Marfa: ‘For a time I / stole trays / from hotels / & now I steal / cups’ writes Eileen Myles in ‘Göteborg’, a poem which becomes a love letter to desire itself. I wonder if any of the stolen objects exist in Eileen’s real world: ‘Yeah, and it was a beautiful wooden tray. That lives here’. Despite famously moving to New York City to become a poet in 1974, a metropolis which serves as the backdrop for much of their work, in this instance, ‘here’ is Marfa, Texas. Situated in North America’s largest desert with a population currently under 2,000, Marfa became a magnet for creatives after the artist Donald Judd moved there from New York in the ‘70s, and there has been an uneasy truce between outsiders and locals since then.

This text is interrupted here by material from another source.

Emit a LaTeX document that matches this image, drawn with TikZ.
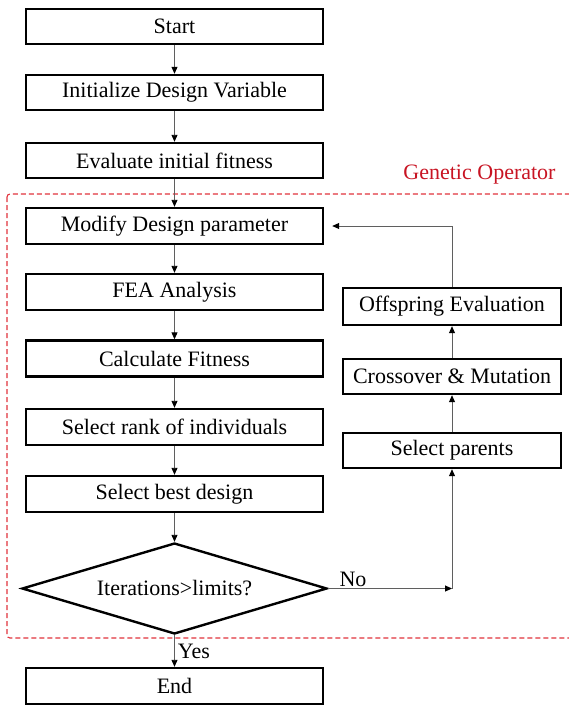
\documentclass[tikz,border=0pt]{standalone}
\usepackage{fontspec}
\setmainfont{Liberation Serif}
\usetikzlibrary{shapes.geometric,arrows.meta}
\definecolor{gored}{RGB}{200,20,35}
\definecolor{dashred}{RGB}{225,50,60}
\definecolor{conn}{RGB}{95,95,95}
\begin{document}
\begin{tikzpicture}[x=1pt,y=-1pt,
  every node/.style={font=\fontsize{22}{24}\selectfont},
  box/.style={draw=black,line width=2.4pt,minimum height=35pt,inner sep=0pt,anchor=center},
  lbox/.style={box,minimum width=297pt},
  rbox/.style={box,minimum width=218pt},
  dia/.style={draw=black,line width=2.4pt,diamond,aspect=3.35,minimum width=305pt,minimum height=91pt,inner sep=0pt},
  conn/.style={draw=conn,line width=0.9pt,-{Triangle[length=7pt,width=6pt,fill=black,color=black]}}
  ]
\useasboundingbox (0,0) rectangle (568,706);
% dashed frame
\draw[dashred,line width=1.1pt,dash pattern=on 5pt off 3pt,rounded corners=3pt] (7,194) rectangle (580,638);
\node[text=gored] (go) at (479.5,175) {Genetic Operator};
% left column
\node[lbox] (start) at (174.5,26.5) {Start};
\node[lbox] (init) at (174.5,92.5) {Initialize Design Variable};
\node[lbox] (eval) at (174.5,160.5) {Evaluate initial fitness};
\node[lbox,minimum height=36pt] (mod) at (174.5,226) {Modify Design parameter};
\node[lbox,minimum height=36pt] (fea) at (174.5,292) {FEA Analysis};
\node[lbox,minimum height=36pt] (calc) at (174.5,358.5) {Calculate Fitness};
\node[lbox,minimum height=36pt] (rank) at (174.5,427) {Select rank of individuals};
\node[lbox,minimum height=36pt] (best) at (174.5,494) {Select best design};
\node[dia] (iter) at (174.5,588.5) {Iterations>limits?};
\node[lbox,minimum height=36pt] (end) at (174.5,686) {End};
% right column
\node[rbox,minimum height=37pt] (off) at (452,306.5) {Offspring Evaluation};
\node[rbox] (cross) at (452,376.5) {Crossover \& Mutation};
\node[rbox] (par) at (452,450.5) {Select parents};
\coordinate (corner) at (452,588.5);
% connectors
\draw[conn] (start) -- (init);
\draw[conn] (init) -- (eval);
\draw[conn] (eval) -- (mod);
\draw[conn] (mod) -- (fea);
\draw[conn] (fea) -- (calc);
\draw[conn] (calc) -- (rank);
\draw[conn] (rank) -- (best);
\draw[conn] (best) -- (iter);
\draw[conn] (iter) -- node[pos=0.5,right=3pt,inner sep=0pt] (yes) {Yes} (end);
\draw[conn] (iter.east) -- node[pos=0.2,above=1pt,inner sep=0pt] (no) {No} (corner);
\draw[conn] (corner) -- (par);
\draw[conn] (par) -- (cross);
\draw[conn] (cross) -- (off);
\draw[conn,shorten >=8pt] (off.north) |- (mod.east);
\end{tikzpicture}
\end{document}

Jokingly referred to as their ‘fortress of solitude’, Eileen’s Marfa home looks like many on their street, with a pickup truck parked outside a chain-link fence and little city blocks of prickly pear cactus dotted around their lot.
Eileen’s work has been translated into dozens of languages, and they have published more than 20 books across poetry, fiction, and nonfiction, earning them a Guggenheim Fellowship and an Andy Warhol Foundation Arts Writers Grant. One of Eileen’s many superpowers as a writer is their ability to marry first-person narrative with more ephemeral truths, or, as they say, ‘trusting the mechanism of desire…[the] desire for certain language to sit over some curve of a moment’. This realness, coupled with writing about a character named ‘Eileen Myles’, has also led to being flattened by labels—another Charles Bukowski or Patti Smith—as they slid between poetry and prose. ‘I have a specific system that downplays grammar in a lot of ways’, they say, but their system of delaying any easy resolution is also grammatical; there’s a really tight thought, but they don’t let it resolve immediately. We are taken away, shown something new. The action is deferred until the text realises its necessary climax.
Inside their home, cut-outs between rooms create a flow where kitchen peeks into office peeks into bedroom peeks into living room. A big picture window in their office, paid for when the show Transparent bought some of Eileen’s poems and based a poet character on them, looks out into the yard towards their ‘writing shack’ which sports a clawfoot bathtub, a bench press and weights, and a desk facing double sliding doors out onto the porch where we sit and sip Topo Chico. While access to DC Comics’ original Fortress of Solitude is controlled by a key carved from super-dense dwarf star material weighing half a million tonnes—imagine lifting 100 elephants or the weight of a small cloud—Eileen’s own abode is guarded by three desert-coloured pups who sound an imposing alarm when we pull up.